In explaining the rationale behind Rule 11 and § 1927, the Seventh Circuit has noted that it would "warp the system" if attorneys could shift costs onto their opponents by requiring them to identify claims, perform necessary background research, and craft a response. See, In re TCI Ltd., 769 F.2d 441, 446 (7th Cir. 1985). The greater the disparity between the costs incurred by a client and the costs imposed on an adversary, "the more litigation becomes a predatory instrument rather than a method of resolving honest disputes." Id.

The Court cannot conclude that Iosellos improperly shifted the burden of investigating their claims onto Orange Lake, or that their conduct demonstrated objective or subjective bad faith. The Iosellos' counsel filed the Complaint based on the facts relayed to them by their clients. When presented with the employee affidavits that contradicted their clients' story, they engaged in targeted discovery to resolve a factual dispute. When discovery came up empty, they moved for voluntary dismissal. This conduct does not show "reckless indifference to the law, " malice, or ill will. Orange Lake's production of the affidavits did not trigger an immediate duty to dismiss the case - if a sworn denial of liability could, no plaintiff would ever prevail.

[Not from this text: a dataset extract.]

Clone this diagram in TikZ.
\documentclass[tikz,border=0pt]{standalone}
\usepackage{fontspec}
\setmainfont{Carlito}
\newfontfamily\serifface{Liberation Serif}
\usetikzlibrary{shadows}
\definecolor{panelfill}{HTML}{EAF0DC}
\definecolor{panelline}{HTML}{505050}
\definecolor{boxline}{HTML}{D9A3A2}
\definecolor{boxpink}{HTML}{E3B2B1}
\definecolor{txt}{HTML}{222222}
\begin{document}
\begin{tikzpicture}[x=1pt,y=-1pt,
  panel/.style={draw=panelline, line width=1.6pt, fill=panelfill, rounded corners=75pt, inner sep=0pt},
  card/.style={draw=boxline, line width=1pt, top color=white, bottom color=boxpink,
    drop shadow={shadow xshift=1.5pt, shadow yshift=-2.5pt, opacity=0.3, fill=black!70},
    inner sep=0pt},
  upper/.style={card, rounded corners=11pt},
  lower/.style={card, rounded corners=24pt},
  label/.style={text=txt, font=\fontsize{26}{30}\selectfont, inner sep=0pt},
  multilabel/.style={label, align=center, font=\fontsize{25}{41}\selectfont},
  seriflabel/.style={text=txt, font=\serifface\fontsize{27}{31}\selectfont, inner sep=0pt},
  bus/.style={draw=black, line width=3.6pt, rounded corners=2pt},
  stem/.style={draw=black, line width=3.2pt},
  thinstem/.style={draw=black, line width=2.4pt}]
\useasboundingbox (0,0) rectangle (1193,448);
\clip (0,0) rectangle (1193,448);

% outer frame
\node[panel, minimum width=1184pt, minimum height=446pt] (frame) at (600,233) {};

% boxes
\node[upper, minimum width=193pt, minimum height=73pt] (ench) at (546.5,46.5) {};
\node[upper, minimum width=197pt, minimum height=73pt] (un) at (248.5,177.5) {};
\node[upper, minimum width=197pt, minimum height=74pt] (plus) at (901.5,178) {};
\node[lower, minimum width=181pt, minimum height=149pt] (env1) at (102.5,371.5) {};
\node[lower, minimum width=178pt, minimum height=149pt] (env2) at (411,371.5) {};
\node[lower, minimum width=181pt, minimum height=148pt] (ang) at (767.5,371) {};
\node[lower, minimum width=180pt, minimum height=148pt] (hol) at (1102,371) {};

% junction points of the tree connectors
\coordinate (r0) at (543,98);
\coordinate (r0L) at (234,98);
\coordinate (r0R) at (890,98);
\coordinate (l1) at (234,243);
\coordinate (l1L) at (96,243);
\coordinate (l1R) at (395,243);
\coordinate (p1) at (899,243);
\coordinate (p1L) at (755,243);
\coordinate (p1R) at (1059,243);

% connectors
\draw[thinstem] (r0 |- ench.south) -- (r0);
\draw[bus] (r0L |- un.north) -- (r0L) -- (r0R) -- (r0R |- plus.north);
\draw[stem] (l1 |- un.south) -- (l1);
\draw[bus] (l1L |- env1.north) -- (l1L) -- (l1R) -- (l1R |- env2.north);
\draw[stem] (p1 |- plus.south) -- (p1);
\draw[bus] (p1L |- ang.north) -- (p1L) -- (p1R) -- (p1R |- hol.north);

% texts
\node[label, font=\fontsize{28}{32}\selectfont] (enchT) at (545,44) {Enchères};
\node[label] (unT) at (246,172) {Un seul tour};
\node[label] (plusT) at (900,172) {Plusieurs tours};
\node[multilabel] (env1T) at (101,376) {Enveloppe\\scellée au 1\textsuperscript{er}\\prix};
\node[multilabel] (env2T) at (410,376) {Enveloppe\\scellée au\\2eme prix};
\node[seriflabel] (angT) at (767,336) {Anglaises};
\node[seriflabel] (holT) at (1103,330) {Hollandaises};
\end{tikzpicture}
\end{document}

Orange Lake argues that courts within the Seventh Circuit have consistently awarded fees in situations "just like this one." (Def.'s Mem., ECF No. 51, at 11.) However, the cases on which Orange Lake relies involve substantially stronger facts. For instance, in Walter, the Seventh Circuit affirmed the district court's imposition of § 1927 sanctions when, after almost four years of discovery and the dismissal of three similarly situated defendants, plaintiff failed to shore up his claims with sufficient facts or voluntarily dismiss the case. Walter v. Fiorenzo, 840 F.2d 427, 435-36 (7th Cir. 1988). In Mangel, § 1927 sanctions were appropriate when attorneys filed a "fallback lawsuit, " which they only intended to pursue if their client was not included in another class action. Mangel v. Loeb Rhoades & Co., No. 77 C 2536, 1990 WL 37682, at *3 (N.D. Ill. Mar. 12, 1990). It was the attorneys' refusal to either dismiss the case or move forward with discovery that the court found to be unreasonable and vexatious. Id. The Court finds the Iosellos conduct distinguishable and concludes that § 1927 sanctions are inappropriate in this case.


For the reasons stated herein, Orange Lake's Motions for Sanctions pursuant to FED. R. CIV. P. 11 [ECF No. 47], and for Attorneys' Fees pursuant to 28 U.S.C. § 1927 [ECF No. 51] are denied.